━━━━━ Given information
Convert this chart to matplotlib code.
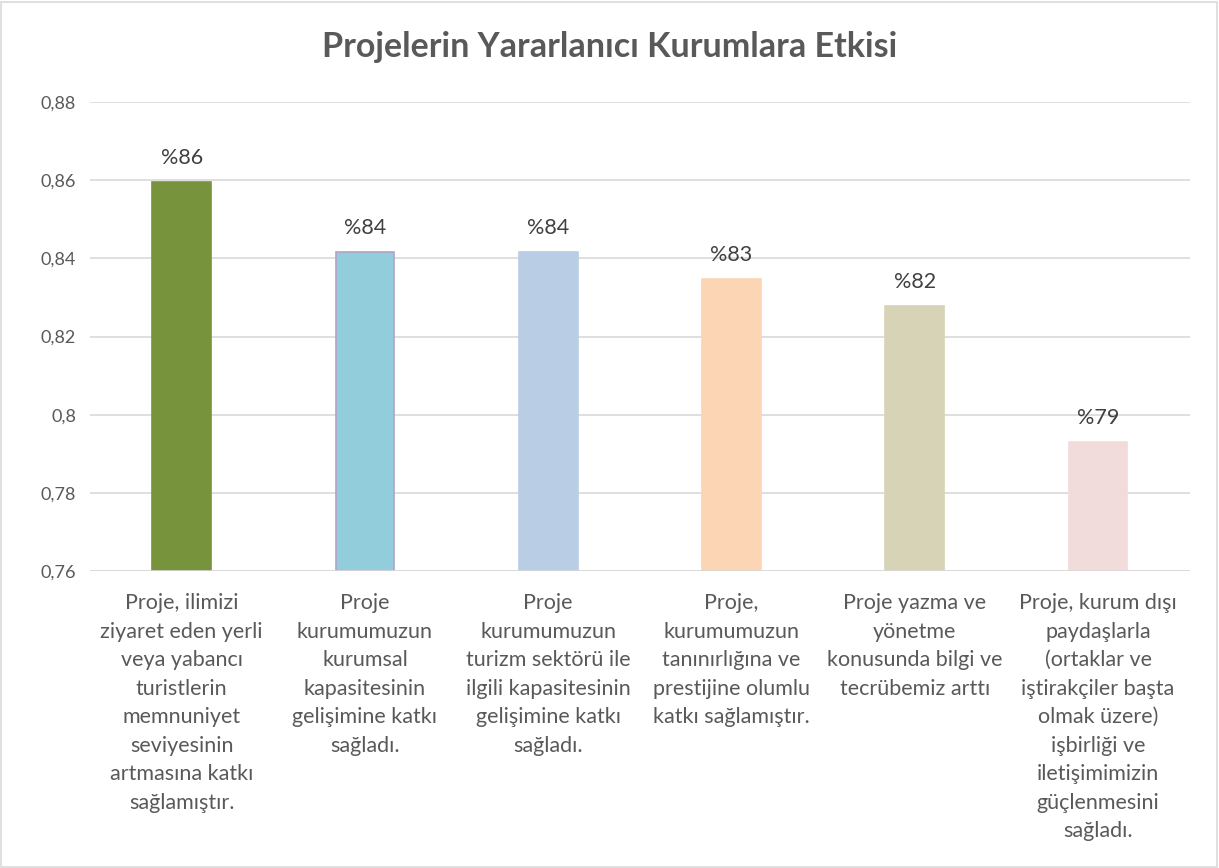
import matplotlib
matplotlib.use("Agg")
import matplotlib.pyplot as plt
from matplotlib.patches import Rectangle

categories = [
    "Proje, ilimizi\nziyaret eden yerli\nveya yabancı\nturistlerin\nmemnuniyet\nseviyesinin\nartmasına katkı\nsağlamıştır.",
    "Proje\nkurumumuzun\nkurumsal\nkapasitesinin\ngelişimine katkı\nsağladı.",
    "Proje\nkurumumuzun\nturizm sektörü ile\nilgili kapasitesinin\ngelişimine katkı\nsağladı.",
    "Proje,\nkurumumuzun\ntanınırlığına ve\nprestijine olumlu\nkatkı sağlamıştır.",
    "Proje yazma ve\nyönetme\nkonusunda bilgi ve\ntecrübemiz arttı",
    "Proje, kurum dışı\npaydaşlarla\n(ortaklar ve\niştirakçiler başta\nolmak üzere)\nişbirliği ve\niletişimimizin\ngüçlenmesini\nsağladı.",
]
values = [0.8595, 0.8416, 0.8416, 0.8347, 0.8278, 0.7930]
value_labels = ["%86", "%84", "%84", "%83", "%82", "%79"]
yticks = [0.76, 0.78, 0.80, 0.82, 0.84, 0.86, 0.88]
ytick_labels = ["0,76", "0,78", "0,8", "0,82", "0,84", "0,86", "0,88"]
colors = ["#77933C", "#92CDDC", "#B9CDE5", "#FCD5B5", "#D7D3B6", "#F2DCDB"]
edges = ["#77933C", "#B3A2C7", "#B9CDE5", "#FCD5B5", "#D7D3B6", "#F2DCDB"]
title = "Projelerin Yararlanıcı Kurumlara Etkisi"

plt.rcParams['font.family'] = ['Lato', 'DejaVu Sans']
txt = "#595959"

fig = plt.figure(figsize=(12.19, 8.68), dpi=100)
fig.patches.append(Rectangle((0.001, 0.001), 0.997, 0.997, transform=fig.transFigure,
                             fill=False, edgecolor="#d9d9d9", linewidth=1.2))
ax = fig.add_axes([0.0738, 0.342, 0.9022, 0.5405])
x = list(range(len(values)))
bars = ax.bar(x, [v - 0.76 for v in values], bottom=0.76, width=0.32,
              color=colors, edgecolor=edges, linewidth=1.2, zorder=3)
ax.set_ylim(0.76, 0.88)
ax.set_xlim(-0.5, len(values) - 0.5)
ax.set_yticks(yticks)
ax.set_yticklabels(ytick_labels, fontsize=13, color=txt)
ax.grid(axis="y", color="#d9d9d9", linewidth=1.2, zorder=0)
for s in ax.spines.values():
    s.set_visible(False)
ax.axhline(0.76, color="#d9d9d9", linewidth=1.2, zorder=4)
ax.tick_params(axis="both", length=0, pad=10)
ax.set_xticks(x)
ax.set_xticklabels(categories, fontsize=15.5, color=txt, linespacing=1.53, va="top")
ax.tick_params(axis="x", pad=16)
for xi, v, lab in zip(x, values, value_labels):
    ax.annotate(lab, (xi, v), xytext=(0, 10), textcoords="offset points",
                ha="center", va="bottom", fontsize=15.5, color="#404040")
fig.text(0.5, 0.946, title, ha="center", va="center", fontsize=24.5,
         fontweight="bold", color=txt)
fig.savefig("out.png", dpi=100)
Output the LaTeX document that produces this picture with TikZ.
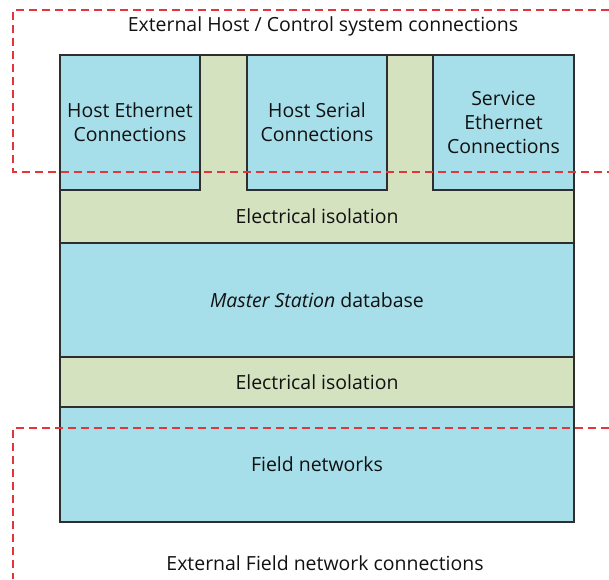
\documentclass[tikz,border=0pt]{standalone}
\usepackage{fontspec}
\setmainfont{Open Sans}
\usetikzlibrary{positioning}
\definecolor{cLayer}{HTML}{A6DEE9}
\definecolor{cIso}{HTML}{D4E2BF}
\definecolor{cEdge}{HTML}{2E2E2E}
\definecolor{cBound}{HTML}{E2363A}
\definecolor{cInk}{HTML}{111111}
\begin{document}
\begin{tikzpicture}[x=0.75pt, y=-0.75pt,
  font=\fontsize{14.6}{18}\selectfont, text=cInk,
  layer/.style={rectangle, draw=cEdge, line width=0.8pt, fill=cLayer,
    outer sep=0pt, inner sep=2pt, minimum width=385.5pt, align=center},
  iso/.style={layer, fill=cIso},
  port/.style={layer, minimum width=105pt, minimum height=101.25pt},
  bound/.style={draw=cBound, line width=0.85pt, dash pattern=on 6pt off 3.75pt},
  caption/.style={inner sep=0pt},
]
\useasboundingbox (0,0) rectangle (609,579);
% ---------------------------------------------------------------- host side
\node[iso, minimum height=141pt, anchor=north west] (back) at (60,55) {};
\node[minimum height=39.75pt, anchor=south, inner sep=0pt] (isotop) at (back.south)
  {Electrical isolation};
\node[port, anchor=north west] (heth) at (60,55) {Host Ethernet\\Connections};
\node[port, anchor=north west] (hser) at (247,55) {Host Serial\\Connections};
\node[port, anchor=north west, minimum width=105.75pt] (seth) at (433,55)
  {Service\\Ethernet\\Connections};
% ---------------------------------------------------------------- core
\node[layer, minimum height=85.5pt, below=0pt of isotop] (master)
  {\textit{Master Station} database};
\node[iso, minimum height=37.5pt, below=0pt of master] (isobot)
  {Electrical isolation};
\node[layer, minimum height=86.25pt, below=0pt of isobot] (field)
  {Field networks};
% ---------------------------------------------------------------- boundaries
\node[caption] (hostcap) at (323,26) {External Host / Control system connections};
\node[caption] (fieldcap) at (325,563) {External Field network connections};
\draw[bound] (609,10) -- (13,10) -- (13,172) -- (609,172);
\draw[bound] (609,428) -- (13,428) -- (13,579);
\end{tikzpicture}
\end{document}
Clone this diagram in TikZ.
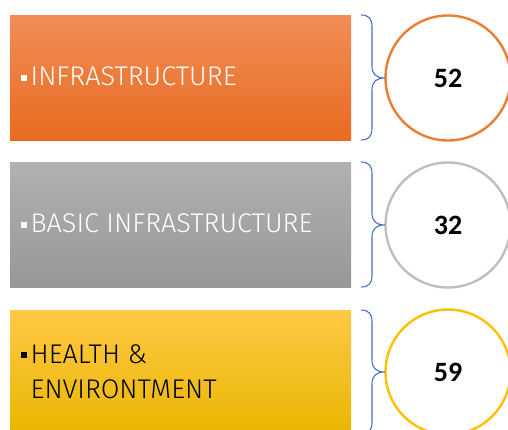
\documentclass[tikz,border=0pt]{standalone}
\usepackage{fontspec}
\newfontfamily\lblfont{Fira Sans Light}
\newfontfamily\numfont{Carlito}
\begin{document}
\begin{tikzpicture}[x=1pt,y=-1pt,
  barbox/.style={minimum width=341pt,minimum height=125pt,inner sep=0pt,anchor=north west},
  lbl/.style={font=\lblfont\fontsize{27}{35}\selectfont,anchor=base west,inner sep=0pt,align=left},
  numcircle/.style={circle,minimum size=125pt,inner sep=0pt,line width=2.4pt,fill=white,font=\numfont\bfseries\fontsize{28}{30}\selectfont},
  bracepath/.style={draw=braceblue,line width=1.1pt}]
\definecolor{otop}{HTML}{F18D58}\definecolor{omid}{HTML}{F47B2C}\definecolor{obot}{HTML}{E86B1F}
\definecolor{gtop}{HTML}{B1B1B1}\definecolor{gmid}{HTML}{A5A5A5}\definecolor{gbot}{HTML}{979797}
\definecolor{ytop}{HTML}{FFC846}\definecolor{ymid}{HTML}{FFC000}\definecolor{ybot}{HTML}{E9B600}
\definecolor{corange}{HTML}{ED7D31}\definecolor{cgray}{HTML}{BFBFBF}\definecolor{cgold}{HTML}{FFC000}
\definecolor{braceblue}{HTML}{4472C4}
\useasboundingbox (0,0) rectangle (508,430);
% bars
\node[barbox,top color=otop,middle color=omid,bottom color=obot] (b1) at (10,15) {};
\node[barbox,top color=gtop,middle color=gmid,bottom color=gbot] (b2) at (10,162) {};
\node[barbox,top color=ytop,middle color=ymid,bottom color=ybot] (b3) at (10,310) {};
% labels
\node[lbl,text=white] (t1) at (21,86) {\rule[5pt]{6pt}{6pt}\hspace{3.5pt}INFRASTRUCTURE};
\node[lbl,text=white] (t2) at (21,233) {\rule[5pt]{6pt}{6pt}\hspace{3.5pt}BASIC INFRASTRUCTURE};
\node[lbl,text=black] (t3) at (21,398) {\rule[5pt]{6pt}{6pt}\hspace{3.5pt}HEALTH \&\\\hspace{9.5pt}ENVIRONTMENT};
% circles
\node[numcircle,draw=corange] (c1) at (448,78) {52};
\node[numcircle,draw=cgray] (c2) at (448,225) {32};
\node[numcircle,draw=cgold] (c3) at (448,372) {59};
% braces
\foreach \ta/\tip/\tb [count=\i] in {15/78/140, 162/225/287, 310/372/434}{
  \coordinate (s\i) at (361,\ta);
  \coordinate (m\i) at (385,\tip);
  \coordinate (e\i) at (361,\tb);
  \path[bracepath] (s\i) .. controls (369,\ta) and (372,\ta+4) .. (372,\ta+12)
    -- (372,\tip-12) .. controls (372,\tip-4) and (376,\tip) .. (m\i)
    .. controls (376,\tip) and (372,\tip+4) .. (372,\tip+12)
    -- (372,\tb-12) .. controls (372,\tb-4) and (369,\tb) .. (e\i);
}
\end{tikzpicture}
\end{document}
━━━━━━━━━━
In the records, locate each line holding the string "this" and copy it.

Convert this chart to matplotlib code.
Output the LaTeX document that produces this picture with TikZ.
Clone this diagram in TikZ.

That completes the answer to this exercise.